• **DIRECTION**:
Repeat exactly the lines between and including those that contain "What matplotlib code" and "plt.rcParams['font.family'] = ['Liberation". Output no other line.

=-=-=-=-=

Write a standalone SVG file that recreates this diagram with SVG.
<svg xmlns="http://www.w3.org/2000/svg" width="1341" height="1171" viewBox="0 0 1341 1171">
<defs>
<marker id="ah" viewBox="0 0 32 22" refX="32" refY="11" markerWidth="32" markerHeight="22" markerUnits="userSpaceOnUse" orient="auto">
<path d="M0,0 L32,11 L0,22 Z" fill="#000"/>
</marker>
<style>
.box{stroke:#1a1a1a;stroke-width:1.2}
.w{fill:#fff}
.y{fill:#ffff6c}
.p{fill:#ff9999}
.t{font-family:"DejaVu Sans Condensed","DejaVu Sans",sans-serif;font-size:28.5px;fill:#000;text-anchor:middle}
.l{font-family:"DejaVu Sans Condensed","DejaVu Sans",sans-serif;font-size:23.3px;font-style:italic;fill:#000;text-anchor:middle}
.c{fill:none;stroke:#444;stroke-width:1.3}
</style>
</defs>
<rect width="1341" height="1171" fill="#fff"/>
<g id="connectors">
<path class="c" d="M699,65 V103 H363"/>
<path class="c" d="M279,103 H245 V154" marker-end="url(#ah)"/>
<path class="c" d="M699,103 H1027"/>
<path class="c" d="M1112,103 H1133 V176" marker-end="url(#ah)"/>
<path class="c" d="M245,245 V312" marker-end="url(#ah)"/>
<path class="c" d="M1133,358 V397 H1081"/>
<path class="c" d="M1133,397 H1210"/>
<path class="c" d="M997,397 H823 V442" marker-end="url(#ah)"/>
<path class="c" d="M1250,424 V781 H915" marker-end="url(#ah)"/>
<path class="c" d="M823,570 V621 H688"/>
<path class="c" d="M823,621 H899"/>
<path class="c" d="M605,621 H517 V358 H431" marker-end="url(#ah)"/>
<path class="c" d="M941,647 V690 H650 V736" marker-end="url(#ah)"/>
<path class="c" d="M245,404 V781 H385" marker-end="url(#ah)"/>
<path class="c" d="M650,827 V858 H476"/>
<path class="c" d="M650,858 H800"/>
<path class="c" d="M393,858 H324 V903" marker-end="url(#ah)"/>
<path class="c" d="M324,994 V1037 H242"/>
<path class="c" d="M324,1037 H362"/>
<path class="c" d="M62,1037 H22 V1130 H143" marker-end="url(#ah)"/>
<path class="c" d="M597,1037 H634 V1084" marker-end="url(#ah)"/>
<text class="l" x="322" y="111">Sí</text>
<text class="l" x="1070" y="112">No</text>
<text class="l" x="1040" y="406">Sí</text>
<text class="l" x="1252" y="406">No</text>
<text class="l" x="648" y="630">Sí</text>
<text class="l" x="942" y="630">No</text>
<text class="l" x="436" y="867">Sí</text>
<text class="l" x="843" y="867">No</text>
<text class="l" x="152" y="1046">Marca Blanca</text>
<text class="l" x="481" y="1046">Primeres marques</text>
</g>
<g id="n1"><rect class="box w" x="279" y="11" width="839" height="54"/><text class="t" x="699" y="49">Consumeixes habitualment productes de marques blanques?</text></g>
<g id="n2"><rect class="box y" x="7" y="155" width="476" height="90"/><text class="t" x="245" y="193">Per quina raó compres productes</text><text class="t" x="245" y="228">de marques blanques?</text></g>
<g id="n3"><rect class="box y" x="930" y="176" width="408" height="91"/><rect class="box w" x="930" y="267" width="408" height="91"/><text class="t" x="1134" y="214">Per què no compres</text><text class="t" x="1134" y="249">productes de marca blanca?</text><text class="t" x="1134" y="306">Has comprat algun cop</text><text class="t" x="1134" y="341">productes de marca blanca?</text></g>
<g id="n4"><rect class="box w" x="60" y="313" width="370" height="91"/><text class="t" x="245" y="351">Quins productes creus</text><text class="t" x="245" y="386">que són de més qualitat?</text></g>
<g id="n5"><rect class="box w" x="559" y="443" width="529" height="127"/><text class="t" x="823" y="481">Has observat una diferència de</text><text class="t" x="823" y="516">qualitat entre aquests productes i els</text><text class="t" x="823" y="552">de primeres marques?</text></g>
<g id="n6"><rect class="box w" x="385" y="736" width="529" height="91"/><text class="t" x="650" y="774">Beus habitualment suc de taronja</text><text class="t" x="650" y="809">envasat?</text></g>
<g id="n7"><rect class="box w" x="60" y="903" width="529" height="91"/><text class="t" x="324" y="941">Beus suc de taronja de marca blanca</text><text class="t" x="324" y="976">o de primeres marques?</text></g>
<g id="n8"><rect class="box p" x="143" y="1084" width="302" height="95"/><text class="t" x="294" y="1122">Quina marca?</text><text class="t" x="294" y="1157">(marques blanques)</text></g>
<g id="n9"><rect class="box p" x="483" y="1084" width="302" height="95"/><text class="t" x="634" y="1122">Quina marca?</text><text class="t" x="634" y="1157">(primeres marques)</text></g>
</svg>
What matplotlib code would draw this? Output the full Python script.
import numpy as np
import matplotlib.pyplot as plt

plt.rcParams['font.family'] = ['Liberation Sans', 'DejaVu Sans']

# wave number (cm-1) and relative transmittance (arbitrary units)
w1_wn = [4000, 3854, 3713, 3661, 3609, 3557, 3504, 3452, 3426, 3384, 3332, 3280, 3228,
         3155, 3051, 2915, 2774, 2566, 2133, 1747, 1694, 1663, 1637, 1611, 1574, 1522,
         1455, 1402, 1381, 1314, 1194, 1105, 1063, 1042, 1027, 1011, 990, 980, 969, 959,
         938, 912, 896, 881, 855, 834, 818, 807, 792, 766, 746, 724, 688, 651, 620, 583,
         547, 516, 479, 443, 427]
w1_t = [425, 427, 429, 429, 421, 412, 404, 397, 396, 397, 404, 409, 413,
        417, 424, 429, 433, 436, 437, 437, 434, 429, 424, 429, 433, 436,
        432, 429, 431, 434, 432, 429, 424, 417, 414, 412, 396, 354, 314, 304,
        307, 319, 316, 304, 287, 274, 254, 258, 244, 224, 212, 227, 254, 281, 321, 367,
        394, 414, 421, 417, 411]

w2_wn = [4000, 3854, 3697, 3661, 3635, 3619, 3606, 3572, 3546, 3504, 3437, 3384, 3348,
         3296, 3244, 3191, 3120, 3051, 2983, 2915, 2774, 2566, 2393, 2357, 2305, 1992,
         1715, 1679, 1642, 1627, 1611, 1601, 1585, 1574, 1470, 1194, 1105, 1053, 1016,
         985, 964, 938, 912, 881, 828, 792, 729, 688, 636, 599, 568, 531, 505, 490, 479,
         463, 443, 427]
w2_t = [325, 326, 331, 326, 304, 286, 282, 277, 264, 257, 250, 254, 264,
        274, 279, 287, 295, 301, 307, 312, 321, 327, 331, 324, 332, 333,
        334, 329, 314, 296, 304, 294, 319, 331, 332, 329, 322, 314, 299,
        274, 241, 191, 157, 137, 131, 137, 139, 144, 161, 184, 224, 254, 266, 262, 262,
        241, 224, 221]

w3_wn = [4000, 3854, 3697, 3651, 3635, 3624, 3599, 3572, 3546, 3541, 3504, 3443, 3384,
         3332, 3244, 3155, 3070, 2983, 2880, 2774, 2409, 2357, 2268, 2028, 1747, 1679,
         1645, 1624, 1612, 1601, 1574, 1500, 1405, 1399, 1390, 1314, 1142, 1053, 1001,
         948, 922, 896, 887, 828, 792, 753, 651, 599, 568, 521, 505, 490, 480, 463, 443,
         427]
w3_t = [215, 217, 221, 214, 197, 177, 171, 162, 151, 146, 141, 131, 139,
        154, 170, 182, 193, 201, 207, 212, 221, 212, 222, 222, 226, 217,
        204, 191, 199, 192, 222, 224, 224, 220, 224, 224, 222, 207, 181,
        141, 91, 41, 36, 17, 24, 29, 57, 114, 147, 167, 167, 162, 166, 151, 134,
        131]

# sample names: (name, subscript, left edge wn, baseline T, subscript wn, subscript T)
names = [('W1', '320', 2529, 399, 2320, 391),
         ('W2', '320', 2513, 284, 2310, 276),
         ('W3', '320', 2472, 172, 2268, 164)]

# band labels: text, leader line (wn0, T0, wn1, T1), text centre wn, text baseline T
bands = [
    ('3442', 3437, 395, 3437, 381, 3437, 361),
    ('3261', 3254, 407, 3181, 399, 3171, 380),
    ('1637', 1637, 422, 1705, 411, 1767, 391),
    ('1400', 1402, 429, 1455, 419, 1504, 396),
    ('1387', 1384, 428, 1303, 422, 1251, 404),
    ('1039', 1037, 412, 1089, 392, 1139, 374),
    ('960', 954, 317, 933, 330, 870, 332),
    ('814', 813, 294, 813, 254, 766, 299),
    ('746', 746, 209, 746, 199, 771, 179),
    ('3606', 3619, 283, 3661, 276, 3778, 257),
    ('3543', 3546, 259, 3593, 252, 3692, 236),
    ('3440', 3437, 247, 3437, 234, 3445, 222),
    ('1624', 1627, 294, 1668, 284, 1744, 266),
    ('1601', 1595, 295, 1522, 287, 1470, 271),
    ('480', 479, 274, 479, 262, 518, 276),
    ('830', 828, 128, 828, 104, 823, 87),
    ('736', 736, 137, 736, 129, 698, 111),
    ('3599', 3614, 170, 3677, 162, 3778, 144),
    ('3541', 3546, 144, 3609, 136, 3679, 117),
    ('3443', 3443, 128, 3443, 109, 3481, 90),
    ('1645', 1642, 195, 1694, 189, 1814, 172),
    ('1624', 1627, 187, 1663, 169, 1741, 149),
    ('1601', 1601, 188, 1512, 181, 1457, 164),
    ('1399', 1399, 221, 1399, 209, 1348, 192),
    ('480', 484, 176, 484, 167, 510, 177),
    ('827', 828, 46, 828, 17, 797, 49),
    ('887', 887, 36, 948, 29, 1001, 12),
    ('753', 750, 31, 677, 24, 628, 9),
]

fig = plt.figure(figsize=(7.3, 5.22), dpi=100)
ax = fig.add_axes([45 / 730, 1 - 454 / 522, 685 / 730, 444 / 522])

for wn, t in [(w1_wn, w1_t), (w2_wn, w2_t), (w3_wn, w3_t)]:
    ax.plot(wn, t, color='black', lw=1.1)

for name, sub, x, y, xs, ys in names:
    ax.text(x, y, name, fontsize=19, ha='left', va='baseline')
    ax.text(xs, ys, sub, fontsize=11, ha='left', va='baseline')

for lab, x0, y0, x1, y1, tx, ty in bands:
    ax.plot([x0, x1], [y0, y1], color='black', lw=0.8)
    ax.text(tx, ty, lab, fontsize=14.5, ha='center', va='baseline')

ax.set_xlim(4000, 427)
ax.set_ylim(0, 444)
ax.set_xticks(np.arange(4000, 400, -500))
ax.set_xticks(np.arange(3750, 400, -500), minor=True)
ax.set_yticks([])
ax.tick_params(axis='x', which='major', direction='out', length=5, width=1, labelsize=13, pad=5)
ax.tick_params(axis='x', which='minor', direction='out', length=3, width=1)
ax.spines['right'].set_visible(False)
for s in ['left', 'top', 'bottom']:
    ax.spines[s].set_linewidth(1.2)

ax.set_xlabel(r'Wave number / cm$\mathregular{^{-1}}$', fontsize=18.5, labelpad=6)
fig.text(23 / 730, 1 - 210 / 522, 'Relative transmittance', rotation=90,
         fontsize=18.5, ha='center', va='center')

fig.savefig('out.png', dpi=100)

=-=-=-=-=

• **TASK OUTPUT**:
What matplotlib code would draw this? Output the full Python script.
import numpy as np
import matplotlib.pyplot as plt

plt.rcParams['font.family'] = ['Liberation Sans', 'DejaVu Sans']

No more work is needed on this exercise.